For convenience of expression, following specification and claims use the terms "row, column, horizontal, vertical, and matrix" to describe an orthogonal array. These terms do not necessarily identify any particular orientation other than the orthogonal relationship. Also, the invention is described below in terms of MOS field effect transistors. However, it should be understood that other types of transistors may also be used. Therefore, in the following specification and claims, the references to MOS field effect transistors should be construed to mean any suitable transistor.
A fingertip is an example of a device for applying a very small-surface pressure distribution in a fixed pattern. In a conventional fingerprint pattern detecting apparatus, a fingertip is brought into contact with one surface of a prism which is irradiated with light. The light is reflected with reverberation from the prism surface and is received by a photo-detector element, such as a CCD (charged couple device). The fingerprint pattern is detected in accordance with an output signal from the photo-detector element.
However, this method is susceptible to adverse influences, such as those resulting from sweat and moisture, to an extent that a fingerprint pattern cannot be accurately detected and read. The sweat of the person who had his fingerprint last measured may still be on the surface of the prism to cause measurement errors, resulting in false readings and inconvenience to the person whose fingerprints are being read.

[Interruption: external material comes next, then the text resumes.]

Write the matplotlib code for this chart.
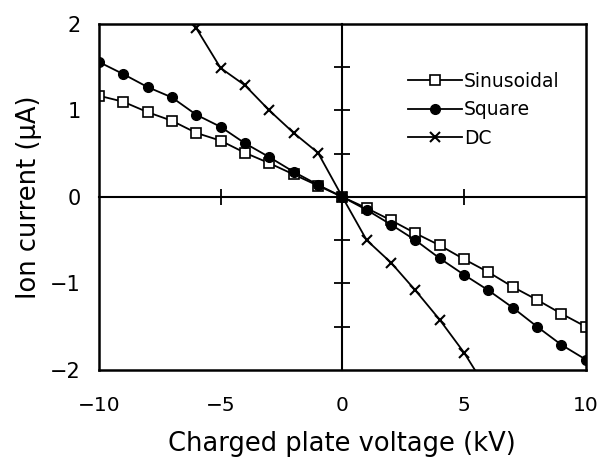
import matplotlib
matplotlib.use("Agg")
import matplotlib.pyplot as plt

plt.rcParams['font.family'] = ['DejaVu Sans']

# Charged plate voltage (kV)
volt = [-10, -9, -8, -7, -6, -5, -4, -3, -2, -1, 0, 1, 2, 3, 4, 5, 6, 7, 8, 9, 10]
# Ion current (uA)
sinusoidal = [1.17, 1.10, 0.98, 0.88, 0.74, 0.65, 0.51, 0.39, 0.26, 0.13, 0.0,
              -0.13, -0.27, -0.42, -0.56, -0.72, -0.87, -1.04, -1.19, -1.35, -1.50]
square = [1.56, 1.42, 1.27, 1.15, 0.95, 0.81, 0.62, 0.46, 0.29, 0.14, 0.0,
          -0.15, -0.32, -0.50, -0.71, -0.90, -1.08, -1.28, -1.50, -1.71, -1.88]
dc_volt = [-7, -6, -5, -4, -3, -2, -1, 0, 1, 2, 3, 4, 5, 6]
dc = [2.40, 1.95, 1.49, 1.29, 1.00, 0.74, 0.51, 0.0, -0.50, -0.76, -1.08, -1.42, -1.80, -2.25]

x_ticks = [-10, -5, 0, 5, 10]
x_labels = ['\u221210', '\u22125', '0', '5', '10']
y_ticks = [-2, -1, 0, 1, 2]
y_labels = ['\u22122', '\u22121', '0', '1', '2']

fig = plt.figure(figsize=(5.99, 4.59), dpi=100)
rect = [0.165, 0.194, 0.813, 0.754]

# axis lines through the origin with their own ticks (drawn underneath)
ax2 = fig.add_axes(rect)
ax2.set_xlim(-10, 10)
ax2.set_ylim(-2, 2)
ax2.spines['left'].set_position(('data', 0))
ax2.spines['bottom'].set_position(('data', 0))
ax2.spines['top'].set_visible(False)
ax2.spines['right'].set_visible(False)
for s in ['left', 'bottom']:
    ax2.spines[s].set_linewidth(1.5)
ax2.tick_params(direction='inout', length=11, width=1.3, labelleft=False, labelbottom=False)
ax2.set_xticks([-5, 5])
ax2.set_yticks([-1.5, -1, -0.5, 0.5, 1, 1.5])

ax = fig.add_axes(rect)
ax.patch.set_visible(False)
ax.plot(volt, sinusoidal, color='black', lw=1.3, marker='s', ms=7,
        mfc='white', mec='black', mew=1.2, label='Sinusoidal')
ax.plot(volt, square, color='black', lw=1.3, marker='o', ms=7,
        mfc='black', mec='black', label='Square')
ax.plot(dc_volt, dc, color='black', lw=1.3, marker='x', ms=7,
        mew=1.5, label='DC')

ax.set_xlim(-10, 10)
ax.set_ylim(-2, 2)
ax.set_xticks(x_ticks)
ax.set_yticks(y_ticks)
ax.set_xticklabels(x_labels)
ax.set_yticklabels(y_labels)
ax.tick_params(length=0, labelsize=15)
ax.tick_params(axis='x', pad=19, labelsize=14.5)
ax.tick_params(axis='y', pad=13)
for s in ax.spines.values():
    s.set_linewidth(1.8)

ax.set_xlabel('Charged plate voltage (kV)', fontsize=18.5, labelpad=11)
ax.set_ylabel('Ion current (\u03bcA)', fontsize=18.5, labelpad=6)

leg = ax.legend(loc='upper left', bbox_to_anchor=(0.6, 0.91), frameon=False,
                fontsize=13.5, handlelength=2.9, handletextpad=0.1, labelspacing=0.5)

fig.savefig('out.png', dpi=100)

In greater detail, the residue may absorb light irradiated from outside for measurement of a finger print. Because of the residue, there is little reflection of the light from the surface of the prism, resulting in failure of measurement of the finger print. There may also be many other causes of false readings. A failure of the measurement of a finger print may not only be due to the residue from the sweat of a person who previously measured his finger print, but also may be a result of moisture from anywhere, such as ambient humidity, rain, or the like. Dryness may also cause false readings due to a failure of the measurement to correctly detect a total reflection of the light from the surface of the prism. Therefore, a finger print pattern cannot always be accurately detected by a light reading method.
In addition, this prior art method requires a high power consumption and, therefore, is not suitable for battery powered readers. Thus, the described prior art fingerprint readers are not suitable for outdoor measurements, as by police who are working in the field.

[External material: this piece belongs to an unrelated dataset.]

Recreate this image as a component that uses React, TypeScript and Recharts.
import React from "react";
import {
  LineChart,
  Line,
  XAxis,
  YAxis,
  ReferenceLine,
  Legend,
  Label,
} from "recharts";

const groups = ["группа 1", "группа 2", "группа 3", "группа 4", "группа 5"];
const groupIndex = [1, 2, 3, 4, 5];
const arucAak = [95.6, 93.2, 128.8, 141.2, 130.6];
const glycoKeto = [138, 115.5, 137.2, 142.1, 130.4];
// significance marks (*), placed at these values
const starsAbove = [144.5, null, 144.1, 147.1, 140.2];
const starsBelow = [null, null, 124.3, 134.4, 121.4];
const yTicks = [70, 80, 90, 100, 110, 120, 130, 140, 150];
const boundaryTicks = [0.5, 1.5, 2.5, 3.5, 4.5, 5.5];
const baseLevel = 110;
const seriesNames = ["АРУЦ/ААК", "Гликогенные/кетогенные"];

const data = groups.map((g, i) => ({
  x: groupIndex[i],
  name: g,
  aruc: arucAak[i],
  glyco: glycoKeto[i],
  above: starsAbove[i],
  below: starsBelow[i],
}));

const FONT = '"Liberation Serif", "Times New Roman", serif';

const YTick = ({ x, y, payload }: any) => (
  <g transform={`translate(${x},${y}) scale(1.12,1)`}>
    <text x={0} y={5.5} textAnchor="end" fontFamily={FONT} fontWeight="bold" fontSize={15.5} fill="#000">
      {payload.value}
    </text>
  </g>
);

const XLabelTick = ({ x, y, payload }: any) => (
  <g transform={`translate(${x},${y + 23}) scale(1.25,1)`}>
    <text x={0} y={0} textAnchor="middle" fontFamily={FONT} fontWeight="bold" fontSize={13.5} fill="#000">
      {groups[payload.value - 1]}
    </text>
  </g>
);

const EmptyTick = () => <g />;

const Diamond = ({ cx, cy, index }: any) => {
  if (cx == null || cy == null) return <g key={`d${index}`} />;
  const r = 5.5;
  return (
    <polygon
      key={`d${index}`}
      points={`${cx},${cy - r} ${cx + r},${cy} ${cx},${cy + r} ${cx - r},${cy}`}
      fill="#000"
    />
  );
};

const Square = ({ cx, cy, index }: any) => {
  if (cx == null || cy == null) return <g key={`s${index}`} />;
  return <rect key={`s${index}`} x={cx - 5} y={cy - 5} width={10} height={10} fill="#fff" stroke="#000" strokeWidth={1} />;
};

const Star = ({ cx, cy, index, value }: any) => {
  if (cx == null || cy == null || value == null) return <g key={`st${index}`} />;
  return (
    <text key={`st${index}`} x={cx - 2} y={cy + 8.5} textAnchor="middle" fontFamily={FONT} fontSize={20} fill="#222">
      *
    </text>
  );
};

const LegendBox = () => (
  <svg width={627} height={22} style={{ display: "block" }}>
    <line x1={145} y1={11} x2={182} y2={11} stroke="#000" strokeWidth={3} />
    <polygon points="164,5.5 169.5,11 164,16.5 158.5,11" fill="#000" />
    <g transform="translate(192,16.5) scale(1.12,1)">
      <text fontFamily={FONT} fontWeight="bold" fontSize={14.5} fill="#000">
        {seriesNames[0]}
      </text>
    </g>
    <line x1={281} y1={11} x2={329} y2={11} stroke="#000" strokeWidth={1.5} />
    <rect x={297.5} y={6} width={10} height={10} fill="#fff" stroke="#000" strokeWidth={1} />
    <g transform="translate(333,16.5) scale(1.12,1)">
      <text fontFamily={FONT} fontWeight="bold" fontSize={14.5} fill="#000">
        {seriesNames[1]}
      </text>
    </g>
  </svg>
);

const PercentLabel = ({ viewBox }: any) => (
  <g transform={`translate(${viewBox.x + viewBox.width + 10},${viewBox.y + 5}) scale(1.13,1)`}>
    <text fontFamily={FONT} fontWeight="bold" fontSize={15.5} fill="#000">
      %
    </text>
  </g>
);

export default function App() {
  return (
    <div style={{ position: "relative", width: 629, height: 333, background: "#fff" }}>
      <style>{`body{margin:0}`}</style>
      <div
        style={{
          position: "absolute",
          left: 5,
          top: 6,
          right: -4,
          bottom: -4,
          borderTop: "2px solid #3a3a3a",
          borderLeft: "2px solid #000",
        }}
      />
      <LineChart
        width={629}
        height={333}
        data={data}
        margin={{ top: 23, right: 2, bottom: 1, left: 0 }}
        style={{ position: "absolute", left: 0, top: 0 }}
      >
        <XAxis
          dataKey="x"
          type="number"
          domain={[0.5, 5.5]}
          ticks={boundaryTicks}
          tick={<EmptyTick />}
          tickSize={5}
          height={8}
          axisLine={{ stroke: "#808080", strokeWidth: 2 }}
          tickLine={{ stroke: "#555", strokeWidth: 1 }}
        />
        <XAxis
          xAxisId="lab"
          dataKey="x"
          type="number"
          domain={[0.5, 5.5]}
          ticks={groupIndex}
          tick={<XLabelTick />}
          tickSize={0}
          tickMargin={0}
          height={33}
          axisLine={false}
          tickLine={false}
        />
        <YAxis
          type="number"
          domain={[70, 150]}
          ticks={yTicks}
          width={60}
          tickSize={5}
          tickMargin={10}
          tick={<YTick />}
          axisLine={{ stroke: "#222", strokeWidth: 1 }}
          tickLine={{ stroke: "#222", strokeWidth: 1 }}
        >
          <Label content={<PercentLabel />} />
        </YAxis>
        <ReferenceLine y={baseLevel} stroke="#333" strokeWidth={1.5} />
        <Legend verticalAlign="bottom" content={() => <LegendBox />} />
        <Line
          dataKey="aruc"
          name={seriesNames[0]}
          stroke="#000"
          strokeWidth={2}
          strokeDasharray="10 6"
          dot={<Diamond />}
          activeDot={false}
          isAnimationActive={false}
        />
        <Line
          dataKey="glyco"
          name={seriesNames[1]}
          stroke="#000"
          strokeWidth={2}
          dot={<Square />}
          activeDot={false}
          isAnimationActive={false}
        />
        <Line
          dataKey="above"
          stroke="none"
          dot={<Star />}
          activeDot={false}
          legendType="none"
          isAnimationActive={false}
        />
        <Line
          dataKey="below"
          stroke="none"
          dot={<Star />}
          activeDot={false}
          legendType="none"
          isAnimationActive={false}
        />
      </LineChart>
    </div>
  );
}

In Japanese Patent Laid-Open No. 63-204374, the present inventor disclosed a detecting apparatus for reading a fingerprint responsive to the differentials of pressure or contact resulting in a surface pressure distribution detecting apparatus which was free from the above-mentioned problems of light reflection. According to this disclosure, the pattern is found from a change in conductivity caused by a pressure difference applied by the tops ("ridges") and bottoms ("valleys") of a skin surface forming a fingerprint. The detector responds to the pressure differences on a sheet of conductive rubber having a conductivity which is changed in accordance with the pressure. A scanning electrode matrix responded to the conductivity changes by giving signals in an on/off or digital manner.
The present inventor next described a surface pressure distribution detecting element in Japanese Patent Application No. 2-179735 and U.S. Pat. No. 5,079,947. In this element, scanning electrodes extend in one direction on a hard substrate. The electrodes are spaced apart from each other at a predetermined pitch (50 to 100 .mu.m). Resistance films are formed over the scanning electrodes. Stacked on the resistance films is a flexible film having a lower surface with scanning electrodes extends in perpendicular directions. The total resistance of the resistance films between the scanning electrodes is changed in accordance with the areas of the ridges of the fingerprint skin surface brought into contact with the resistance films, via the flexible film.
The inventor's prior surface pressure distribution detecting elements are free from the adverse influences of sweat and moisture. However, these elements face problems relating to material, structure, and manufacturing. It is difficult to find a practical and durable flexible film material which can accurately transmit the pressure distribution of the skin surface and can assure a deposition of the scanning electrodes, as by etching or the like. During the manufacturing process, it is also very difficult to position the scanning electrodes in rows and columns extending perpendicular to each other. Also, the pressure sensitivity of the element may vary depending on the lack of uniformity of quality.